■ **SHORT EXERCISE**:
Only the lines from the start of the data through the line with "y_ticks = [0, 5, 10, 15, 20, 25, 30]" belong in the copy. Restate them word for word, minus the pictures.

■ **DATASET CONTENT**:
>> BEGIN

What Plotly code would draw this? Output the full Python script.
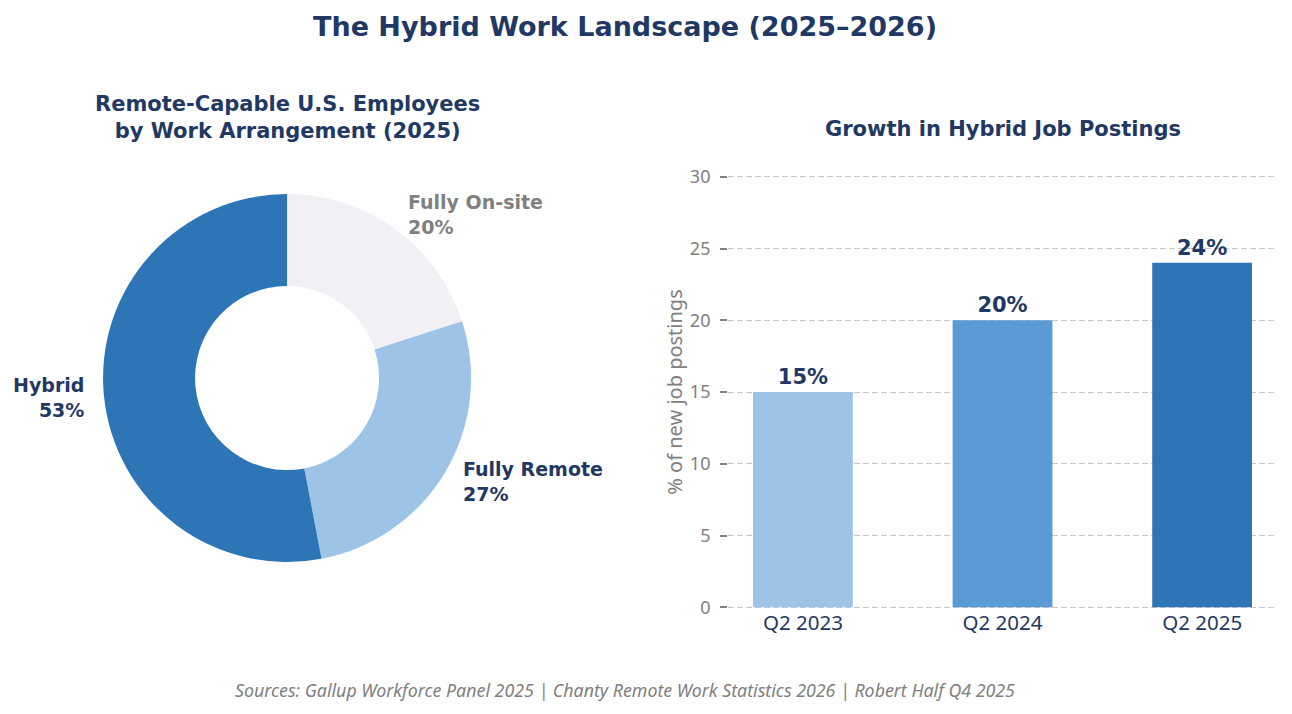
import math
import plotly.graph_objects as go

# Donut data
arrangements = ["Fully On-site", "Fully Remote", "Hybrid"]
shares = [20, 27, 53]
slice_colors = ["#F2F0F4", "#9DC3E6", "#2E75B6"]
label_colors = ["#808080", "#1F3864", "#1F3864"]

# Bar data
quarters = ["Q2 2023", "Q2 2024", "Q2 2025"]
hybrid_postings = [15, 20, 24]
bar_colors = ["#9DC3E6", "#5B9BD5", "#2E75B6"]
y_ticks = [0, 5, 10, 15, 20, 25, 30]

NAVY = "#1F3864"
GRAY = "#808080"
W, H = 1276, 698

# donut geometry (paper fractions / pixels)
pie_cx, pie_cy, pie_r = 0.2187, 0.4699, 184

fig = go.Figure()

fig.add_trace(go.Pie(
    labels=arrangements,
    values=shares,
    hole=0.5,
    sort=False,
    direction="clockwise",
    rotation=0,
    marker=dict(colors=slice_colors, line=dict(width=0)),
    textinfo="none",
    hoverinfo="label+percent",
    showlegend=False,
    domain=dict(x=[pie_cx - pie_r / W, pie_cx + pie_r / W],
                y=[pie_cy - pie_r / H, pie_cy + pie_r / H]),
))

fig.add_trace(go.Bar(
    x=quarters,
    y=hybrid_postings,
    width=0.5,
    marker=dict(color=bar_colors, line=dict(width=0)),
    text=[f"{v}%" for v in hybrid_postings],
    textposition="outside",
    textfont=dict(color=NAVY, size=21, family="DejaVu Sans"),
    texttemplate="<b>%{text}</b>",
    cliponaxis=False,
    showlegend=False,
))

# donut labels at 1.1 x radius, mid-angle of each slice
annotations = []
total = sum(shares)
start = 0
for name, val, col in zip(arrangements, shares, label_colors):
    mid = (start + val / 2) / total * 2 * math.pi
    start += val
    dx = 1.1 * pie_r * math.sin(mid)
    dy = 1.1 * pie_r * math.cos(mid)
    side = "left" if dx > 0 else "right"
    annotations.append(dict(
        text=f"<b>{name}<br>{round(val / total * 100)}%</b>",
        x=pie_cx + dx / W, y=pie_cy + dy / H,
        xref="paper", yref="paper", showarrow=False,
        xanchor=side, yanchor="middle", align=side,
        font=dict(family="DejaVu Sans", size=19, color=col),
    ))

annotations += [
    dict(text="<b>The Hybrid Work Landscape (2025–2026)</b>", x=0.4835, y=0.9728,
         xref="paper", yref="paper", showarrow=False, xanchor="center", yanchor="middle",
         font=dict(family="DejaVu Sans", size=27, color=NAVY)),
    dict(text="<b>Remote-Capable U.S. Employees<br>by Work Arrangement (2025)</b>",
         x=pie_cx, y=0.8438, xref="paper", yref="paper", showarrow=False,
         xanchor="center", yanchor="middle",
         font=dict(family="DejaVu Sans", size=21, color=NAVY)),
    dict(text="<b>Growth in Hybrid Job Postings</b>", x=0.7798, y=0.8267,
         xref="paper", yref="paper", showarrow=False, xanchor="center", yanchor="middle",
         font=dict(family="DejaVu Sans", size=21, color=NAVY)),
    dict(text="<i>Sources: Gallup Workforce Panel 2025 | Chanty Remote Work Statistics 2026 | Robert Half Q4 2025</i>",
         x=0.4835, y=0.0229, xref="paper", yref="paper", showarrow=False,
         xanchor="center", yanchor="middle",
         font=dict(family="Noto Sans", size=17.8, color=GRAY)),
]

fig.update_layout(
    width=W, height=H,
    margin=dict(l=0, r=0, t=0, b=0),
    paper_bgcolor="white",
    plot_bgcolor="white",
    font=dict(family="Noto Sans", color=GRAY),
    xaxis=dict(
        domain=[0.5643, 0.9945],
        range=[-0.375, 2.375],
        automargin=False,
        showline=False, showgrid=False, zeroline=False,
        tickfont=dict(size=20.5, color=NAVY),
        ticks="",
    ),
    yaxis=dict(
        domain=[0.1394, 0.7603],
        range=[-0.1, 30.1],
        tickvals=y_ticks,
        automargin=False,
        showline=False, zeroline=False,
        showgrid=True, gridcolor="#C8C8C8", griddash="6px,3px", gridwidth=1.3,
        ticks="outside", ticklen=7, tickwidth=1.5, tickcolor=GRAY,
        ticklabelstandoff=6,
        tickfont=dict(size=18, color=GRAY),
        title=dict(text="% of new job postings", font=dict(size=20, color=GRAY), standoff=1),
    ),
    annotations=annotations,
)

fig.write_html("out.html")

>> END

■ **RESPONSE TO THE TASK**:
What Plotly code would draw this? Output the full Python script.
import math
import plotly.graph_objects as go

# Donut data
arrangements = ["Fully On-site", "Fully Remote", "Hybrid"]
shares = [20, 27, 53]
slice_colors = ["#F2F0F4", "#9DC3E6", "#2E75B6"]
label_colors = ["#808080", "#1F3864", "#1F3864"]

# Bar data
quarters = ["Q2 2023", "Q2 2024", "Q2 2025"]
hybrid_postings = [15, 20, 24]
bar_colors = ["#9DC3E6", "#5B9BD5", "#2E75B6"]
y_ticks = [0, 5, 10, 15, 20, 25, 30]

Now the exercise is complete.